I now understand the glory of REST to be de-coupled clients and servers, achievable only because of hypertext (if you have another way to keep clients and servers de-coupled, let's hear it!).

Unfortunately many of my peers in the industry have co-opted the term and now to them it means something else: JSON payloads, proper usage of response status codes, nouns in the URI, and HTTP verbs mapped to database CRUD operations. This is keeping me very busy at work because this secondary definition didn't achieve the promised de-coupling from the original definition. Making a change on the server becomes a nightmare due to fear of breaking existing clients. Changes have to be rolled out carefully, in tandem, etc. There's even talk amongst some in the industry of versioning the API, gasp!

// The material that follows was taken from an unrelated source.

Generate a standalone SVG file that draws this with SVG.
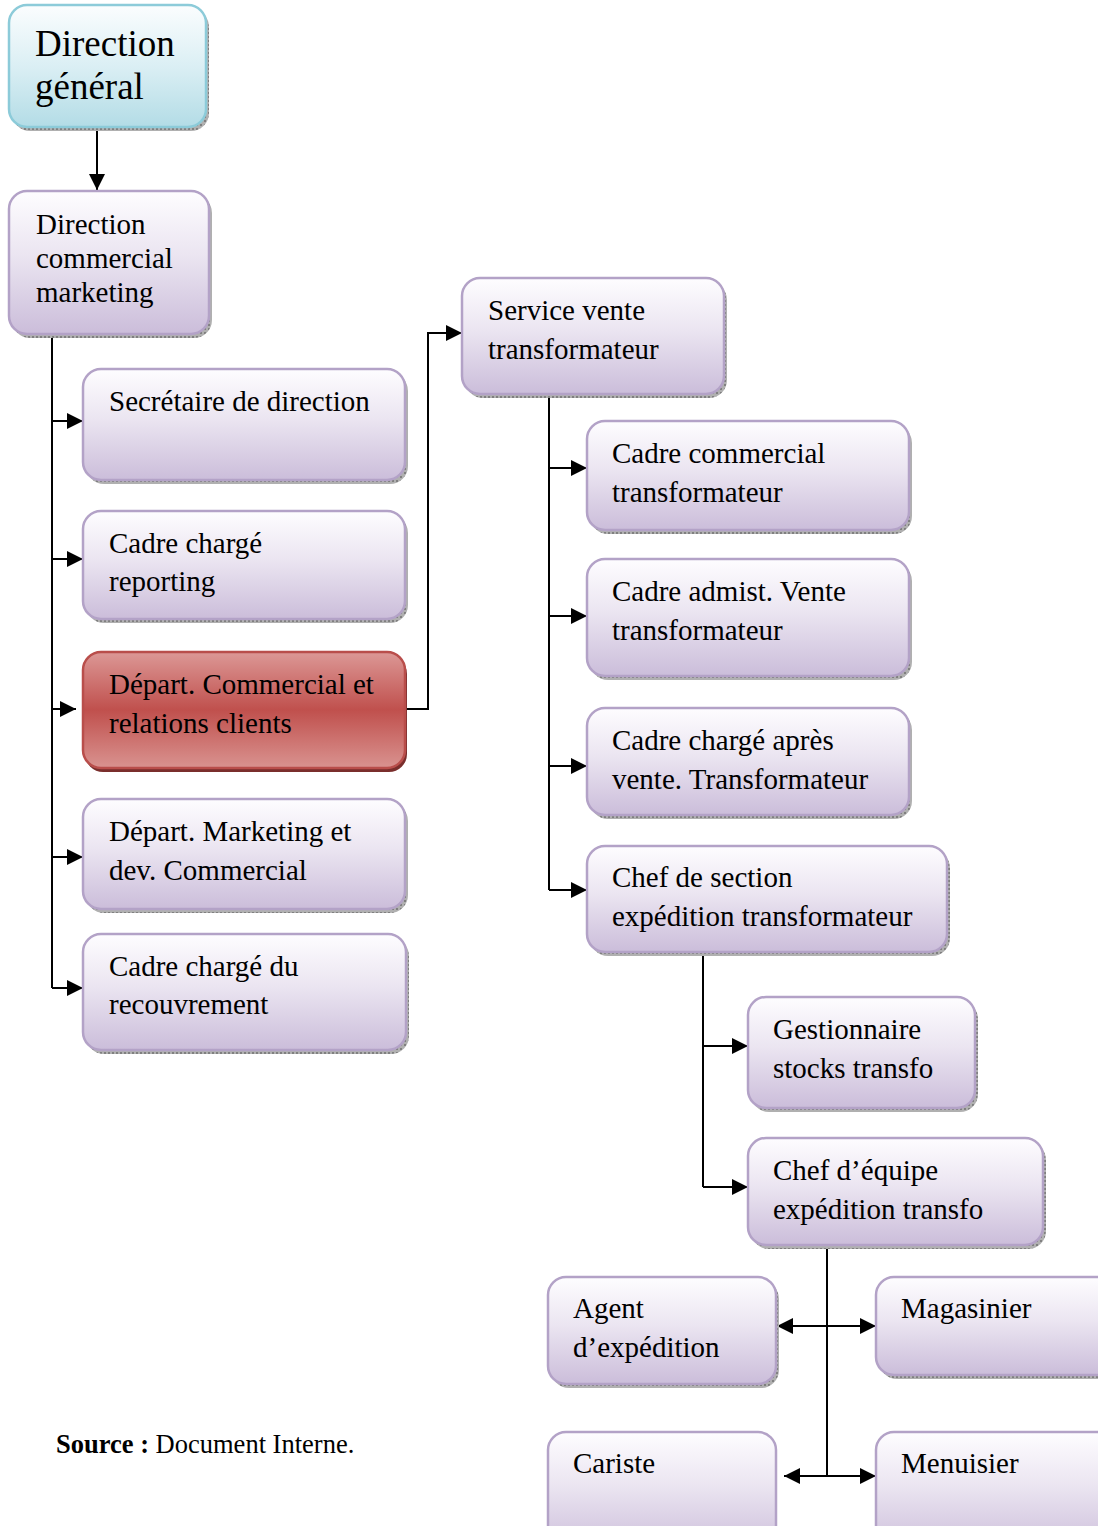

I think the lack of clear RESTful API examples is to blame. Not that they're few and far between, they just don't fit that secondary definition and so they're immediately dismissed. The web browser is a perfect example of a RESTful client: your web browser has no special understanding of what wikipedia means when it uses an anchor tag vs. what Google thinks the anchor tag should mean. In that sense, it is de-coupled from any server that serves up HTML. That's all possible because HTML is hypertext.

Sprinkling in some links into the secondary definition only goes so far. Unfortunately what's missing is a way to instruct clients on how to make a POST request, like the venerable HTML form tag. We came close with openapi/swagger, but unfortunately many treat the swagger as documentation, not hypermedia. In other words, a client is coded up to be coupled to what the documentation says right now and not what it might say in the future.

Too bad there isn't another buzzword for the secondary definition to distinguish it from the original. I suppose JSON-RPC is the best we have.